Written task:
Give back the full listing verbatim, apart from its images.

Supplied data:
* * *
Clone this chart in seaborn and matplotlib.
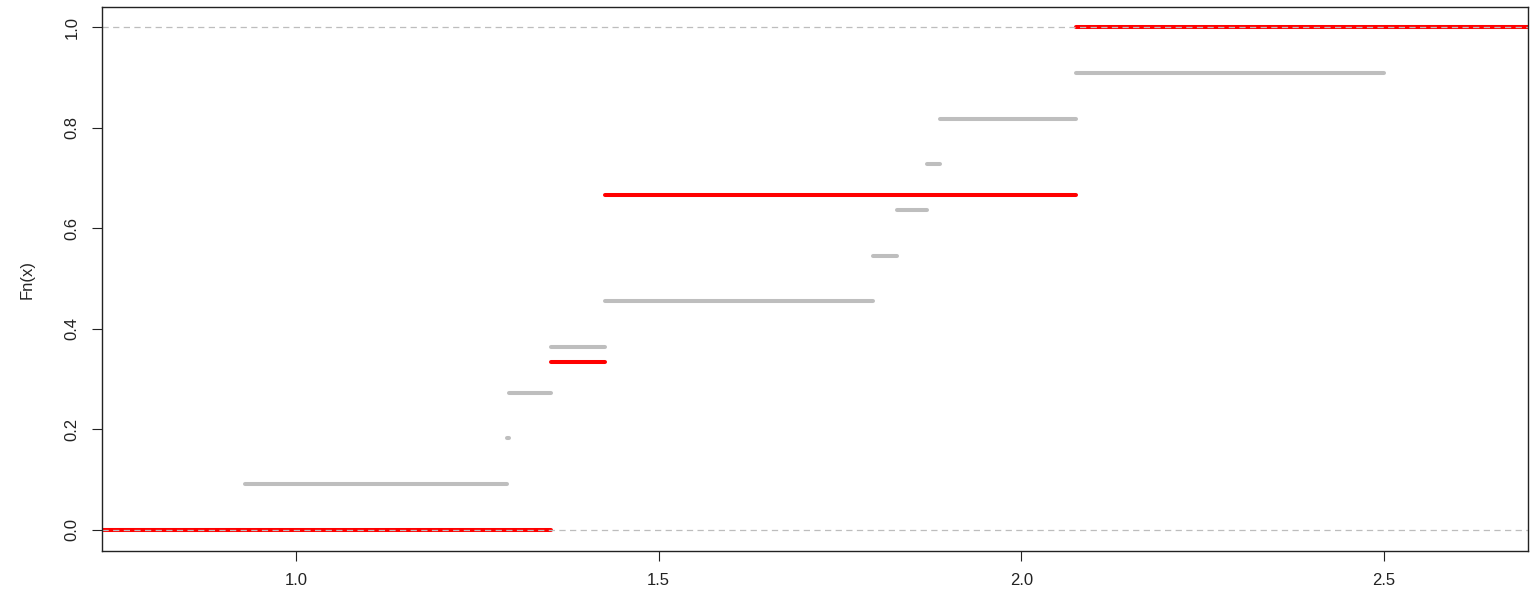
import numpy as np
import pandas as pd
import seaborn as sns
import matplotlib.pyplot as plt

# sample values
grey_x = [0.930, 1.291, 1.293, 1.352, 1.426, 1.795, 1.828, 1.870, 1.888, 2.075, 2.500]
red_x = [1.352, 1.426, 2.075]

x_lim = (0.7325, 2.6985)
y_lim = (-0.042, 1.04)


def ecdf_segments(xs, lo, hi):
    xs = sorted(xs)
    n = len(xs)
    edges = [lo] + xs + [hi]
    rows = []
    for i in range(n + 1):
        y = i / n
        rows.append({"x": edges[i], "y": y, "seg": i})
        rows.append({"x": edges[i + 1], "y": y, "seg": i})
    return pd.DataFrame(rows)


sns.set_style("ticks")
plt.rcParams["font.family"] = ["Liberation Sans", "DejaVu Sans"]

fig = plt.figure(figsize=(15.38, 5.94), dpi=100)
ax = fig.add_axes([0.0663, 0.0724, 0.9272, 0.9158])

grey_df = ecdf_segments(grey_x, x_lim[0], x_lim[1])
red_df = ecdf_segments(red_x, x_lim[0], x_lim[1])

sns.lineplot(data=grey_df, x="x", y="y", units="seg", estimator=None, sort=False,
             color="#BEBEBE", linewidth=2.9, solid_capstyle="round", ax=ax)
sns.lineplot(data=red_df, x="x", y="y", units="seg", estimator=None, sort=False,
             color="#FF0000", linewidth=2.9, solid_capstyle="round", ax=ax)

for h in [0, 1]:
    ax.axhline(h, color="#BDBDBD", linestyle=(0, (5, 3.5)), linewidth=0.9)

ax.set_xlim(*x_lim)
ax.set_ylim(*y_lim)
ax.set_xticks([1.0, 1.5, 2.0, 2.5])
ax.set_yticks([0.0, 0.2, 0.4, 0.6, 0.8, 1.0])
ax.set_xticklabels(["1.0", "1.5", "2.0", "2.5"])
ax.set_yticklabels(["0.0", "0.2", "0.4", "0.6", "0.8", "1.0"], rotation=90, va="center")
ax.tick_params(direction="out", length=7, width=0.8, labelsize=12, colors="#222222", pad=9)
ax.set_xlabel("")
ax.set_ylabel("Fn(x)", fontsize=12, labelpad=22)
for s in ax.spines.values():
    s.set_visible(True)
    s.set_linewidth(1.0)
    s.set_color("#222222")

fig.savefig("out.png", dpi=100)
* * *
Correct answer:
Clone this chart in seaborn and matplotlib.
import numpy as np
import pandas as pd
import seaborn as sns
import matplotlib.pyplot as plt

# sample values
grey_x = [0.930, 1.291, 1.293, 1.352, 1.426, 1.795, 1.828, 1.870, 1.888, 2.075, 2.500]
red_x = [1.352, 1.426, 2.075]

x_lim = (0.7325, 2.6985)
y_lim = (-0.042, 1.04)


def ecdf_segments(xs, lo, hi):
    xs = sorted(xs)
    n = len(xs)
    edges = [lo] + xs + [hi]
    rows = []
    for i in range(n + 1):
        y = i / n
        rows.append({"x": edges[i], "y": y, "seg": i})
        rows.append({"x": edges[i + 1], "y": y, "seg": i})
    return pd.DataFrame(rows)


sns.set_style("ticks")
plt.rcParams["font.family"] = ["Liberation Sans", "DejaVu Sans"]

fig = plt.figure(figsize=(15.38, 5.94), dpi=100)
ax = fig.add_axes([0.0663, 0.0724, 0.9272, 0.9158])

grey_df = ecdf_segments(grey_x, x_lim[0], x_lim[1])
red_df = ecdf_segments(red_x, x_lim[0], x_lim[1])

sns.lineplot(data=grey_df, x="x", y="y", units="seg", estimator=None, sort=False,
             color="#BEBEBE", linewidth=2.9, solid_capstyle="round", ax=ax)
sns.lineplot(data=red_df, x="x", y="y", units="seg", estimator=None, sort=False,
             color="#FF0000", linewidth=2.9, solid_capstyle="round", ax=ax)

for h in [0, 1]:
    ax.axhline(h, color="#BDBDBD", linestyle=(0, (5, 3.5)), linewidth=0.9)

ax.set_xlim(*x_lim)
ax.set_ylim(*y_lim)
ax.set_xticks([1.0, 1.5, 2.0, 2.5])
ax.set_yticks([0.0, 0.2, 0.4, 0.6, 0.8, 1.0])
ax.set_xticklabels(["1.0", "1.5", "2.0", "2.5"])
ax.set_yticklabels(["0.0", "0.2", "0.4", "0.6", "0.8", "1.0"], rotation=90, va="center")
ax.tick_params(direction="out", length=7, width=0.8, labelsize=12, colors="#222222", pad=9)
ax.set_xlabel("")
ax.set_ylabel("Fn(x)", fontsize=12, labelpad=22)
for s in ax.spines.values():
    s.set_visible(True)
    s.set_linewidth(1.0)
    s.set_color("#222222")

fig.savefig("out.png", dpi=100)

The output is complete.